From 1880 to 1923 — every single year — John was the most common boys' name in America. Forty-four consecutive years at #1, the longest such streak in U.S. naming history. The arc since then is the story of how a name slowly converts from default to choice.
The Baptist, the Evangelist, and the Apostles
John comes from the Hebrew Yochanan, meaning "God is gracious." The name's continuous Western use traces to two New Testament figures: John the Baptist, the prophetic forerunner of Jesus, and John the Evangelist, traditionally identified as the author of the Fourth Gospel. The combination meant John was venerated across nearly every Christian tradition by the early Middle Ages.
By the 13th century, John was the most common male name in England, France, Spain (as Juan), Italy (Giovanni), Germany (Johannes), Russia (Ivan), and most of Eastern Europe. That cross-European dominance carried directly into colonial America, where John outnumbered every other male name in 18th-century census records. Twenty-five popes have taken the name. Three U.S. presidents — Adams, Quincy Adams, Tyler — and two Kennedy presidents (John F. and his eldest son) bore it.
The 20th-century descent
John lost its #1 ranking in 1924 and has been declining ever since, at varying speeds. It hit #2 in the 1950s, #5 in the 1970s, #14 in the 1990s, and currently sits at #21 in 2024. The decline is the slowest sustained drop of any top-10 boys' name in SSA history — a hundred years of gradual erosion rather than any sharp fall.
The name's nickname economy remains rich and well-defined: Johnny, Jack (in older usage), Jay, Jon. Jack historically functioned as the primary nickname for John in English usage, though in modern American naming the two have become distinct first names with separate trajectories.
The counter-reading: classic, or fading classic?
John gets framed as the ultimate timeless American boys' name — and the framing is mostly accurate, but with caveats the SSA data makes visible. John has never left the U.S. top 30, but its 2024 ranking represents its lowest position in the entire SSA record. Birth counts are at historic lows. The name is being held in the top 30 by accumulated familiarity, not by current parent demand.
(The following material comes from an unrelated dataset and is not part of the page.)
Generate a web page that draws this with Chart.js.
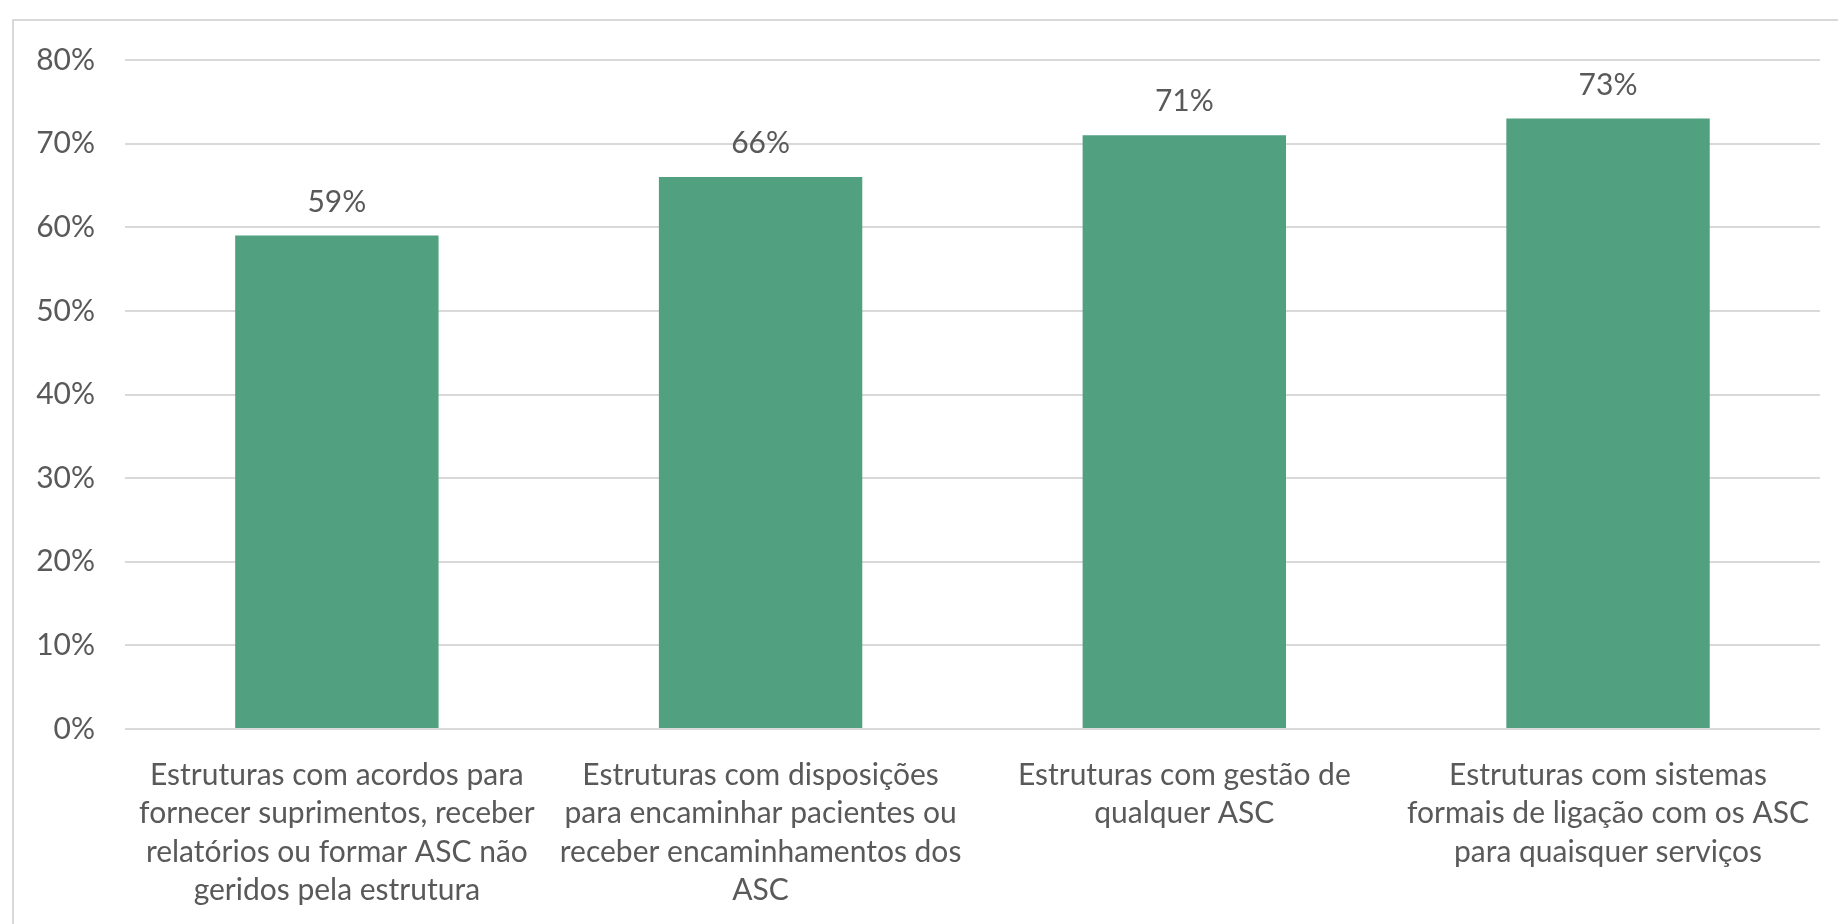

For parents weighing John in 2025, the name offers something almost no other name does: complete generational neutrality. A John today shares the name with his great-great-grandfather's cohort, every generation between, and a steady minority of his own. He will not be the most common John in any classroom — and unlike Michael, he won't be tagged as belonging to any particular era. Common pairings on naming forums skew traditional: John Henry, John Patrick, John Michael.